Na sua fúria privatista Júnior descartou a participação dos técnicos e servidores municipais no planejamento das ações do seu governo. Assinou um convênio com a Comunitas, uma ONG ligada ao PSDB que, por sua vez, contratou a Falconi – Consultoria de Resultados que desembarcou com malas e bagagens em Porto Alegre. Tudo sem licitação e alegadamente a custo zero. Esta flagrante irregularidade foi sustada por decisão judicial. O Júnior tentou aplicar o conto da “refeição grátis”. Não colou, não dava para acreditar.

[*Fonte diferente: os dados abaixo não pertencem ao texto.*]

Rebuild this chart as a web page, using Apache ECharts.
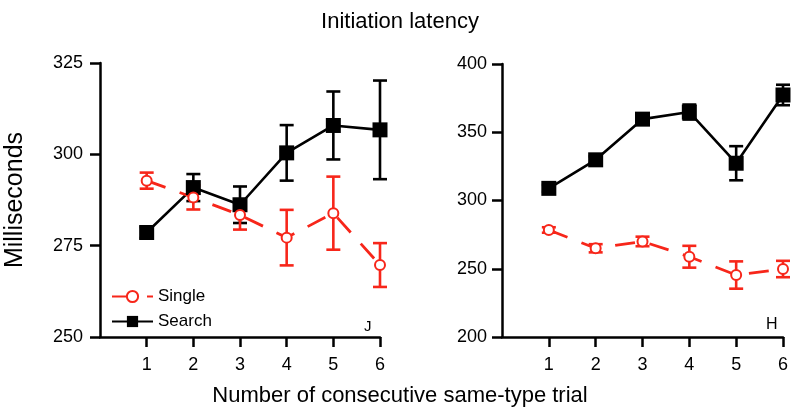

Contrariando seu discurso de que os Cargos em Comissão (CCs) seriam escolhidos através de um banco de talentos, nomeou um expressivo número CCs indicados pelos partidos que compõem sua base de governo, para assegurar a maioria parlamentar. É o velho toma lá dá cá. Além disso, está sendo investigado pelo Ministério Público por nomear CCs de forma irregular, para exercer atribuições típicas do funcionário de carreira: CCs só podem ocupar cargos de confiança: de direção, chefia ou assessoria superior. É a repetição da velha prática: em vez de nomear servidores concursados, emprega os apadrinhados.

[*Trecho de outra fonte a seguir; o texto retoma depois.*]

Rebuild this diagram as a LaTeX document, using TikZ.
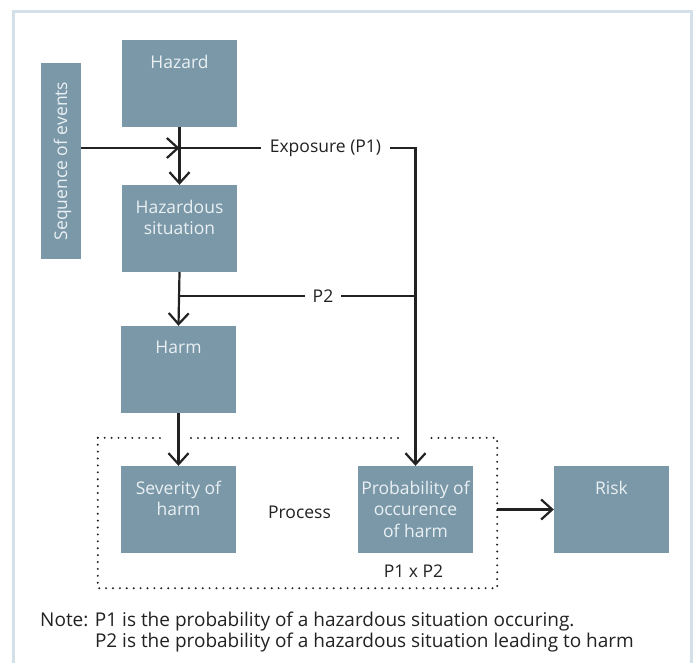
\documentclass[tikz,border=0pt]{standalone}
\usepackage{fontspec}
\setmainfont{Open Sans}
\usetikzlibrary{arrows.meta,positioning}
\definecolor{boxfill}{HTML}{7A98A8}
\definecolor{boxtxt}{HTML}{EAF0F3}
\definecolor{framec}{HTML}{D3E0E7}
\definecolor{ink}{HTML}{222222}
\tikzset{
  box/.style={fill=boxfill, draw=none, minimum width=115pt, minimum height=87pt, inner sep=0pt},
  boxtext/.style={text=boxtxt, font=\fontsize{17.5}{21.5}\selectfont, align=center, anchor=north, inner sep=0pt},
  lbl/.style={text=ink, font=\fontsize{17.5}{21}\selectfont, inner sep=0pt},
  conn/.style={draw=ink, line width=2.2pt},
  arr/.style={conn, -{Straight Barb[length=11pt,width=20pt,line width=2.2pt]}},
  dotline/.style={draw=ink, line width=2.2pt, line cap=round, dash pattern=on 0pt off 6.9pt},
}
\begin{document}
\begin{tikzpicture}[x=1pt,y=-1pt]
\useasboundingbox (0,0) rectangle (694,662);
\fill[white] (0,0) rectangle (694,662);
% frame
\draw[framec, line width=2.6pt] (13.5,663) -- (13.5,11.5) -- (691.5,11.5) -- (691.5,663);
% boxes
\node[box] (hazard) at (179.5,83.5) {};
\node[boxtext] at ([yshift=-15pt]hazard.north) {Hazard};
\node[box, minimum width=40pt, minimum height=196pt] (seq) at (61,161) {};
\node[text=boxtxt, font=\fontsize{17.5}{21}\selectfont, rotate=90, inner sep=0pt] at ([xshift=1.5pt]seq.center) {Sequence of events};
\node[box] (hazsit) at (179.5,228.5) {};
\node[boxtext] at ([yshift=-15pt]hazsit.north) {Hazardous\\situation};
\node[box] (harm) at (178.5,369.5) {};
\node[boxtext] at ([yshift=-15pt]harm.north) {Harm};
\node[box] (sev) at (178.5,509.5) {};
\node[boxtext] at ([yshift=-15pt]sev.north) {Severity of\\harm};
\node[box] (prob) at (415.5,509.5) {};
\node[boxtext] at ([yshift=-15pt]prob.north) {Probability of\\occurence\\of harm};
\node[box] (risk) at (611.5,509.5) {};
\node[boxtext] at ([yshift=-15pt]risk.north) {Risk};
% process region
\node[draw=none, minimum width=399pt, minimum height=150pt, inner sep=0pt] (proc) at (297.5,513) {};
\draw[dotline] (proc.north west) -- (proc.south west) -- (proc.south east) -- (proc.north east) -- (429,438);
\draw[dotline] (proc.north west) -- (160,438);
\draw[dotline] (191,438) -- (400,438);
\node[lbl] (proclbl) at (299.5,512) {Process};
\node[lbl] (p1p2) at (413.5,571) {P1 x P2};
% labels on lines
\node[lbl, inner xsep=9pt] (exp) at (325.5,148) {Exposure (P1)};
\node[lbl, inner xsep=8pt] (p2) at (323,296) {P2};
\coordinate (j1) at (hazard.south |- exp.west);
\coordinate (j2) at (hazsit.south |- p2.west);
\coordinate (j3) at (prob.north |- p2.east);
% connectors
\draw[arr] (hazard.south) -- (hazsit.north);
\draw[arr] (seq.east |- j1) -- (j1);
\draw[conn] (j1) -- (exp.west);
\draw[arr] (exp.east) -| (prob.north);
\draw[arr] (hazsit.south) -- (harm.north);
\draw[conn] (j2) -- (p2.west);
\draw[conn] (p2.east) -- (j3);
\draw[arr] (harm.south) -- (sev.north);
\draw[arr] (proc.east |- risk.west) -- (risk.west);
% note
\node[lbl, anchor=north west, align=left, font=\fontsize{19}{21}\selectfont] (note) at (40,611.5) {Note: P1 is the probability of a hazardous situation occuring.\\\phantom{Note: }P2 is the probability of a hazardous situation leading to harm};
\end{tikzpicture}
\end{document}
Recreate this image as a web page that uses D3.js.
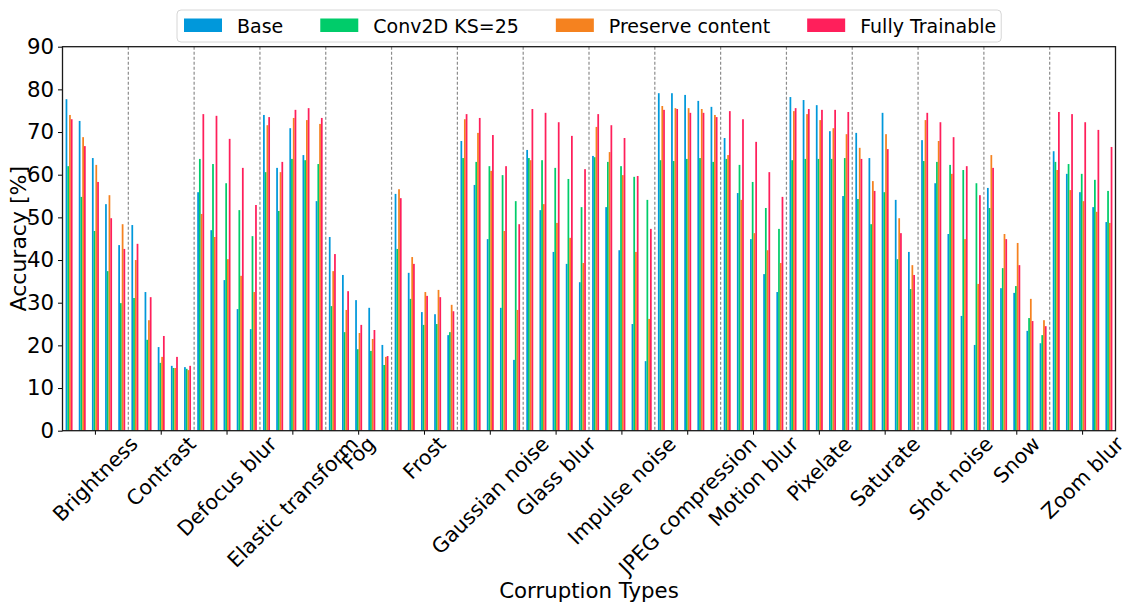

O discurso de Júnior exalta a eficiência, a competição, o reinado da meritocracia. Discurso falso de uma direita cínica, atrasada, que pretende se vender como “moderna”. Uma direita que tenta justificar o corte dos gastos sociais em educação, saúde, assistência, pela necessidade do equilíbrio fiscal. Uma direita que acumula lucros e capital privatizando o patrimônio público, que vende a preços de banana. Uma direita que finge idolatrar um “deus mercado” que não mais existe, num mundo dominado pelas grandes corporações oligopolistas e pelo capital financeiro especulativo.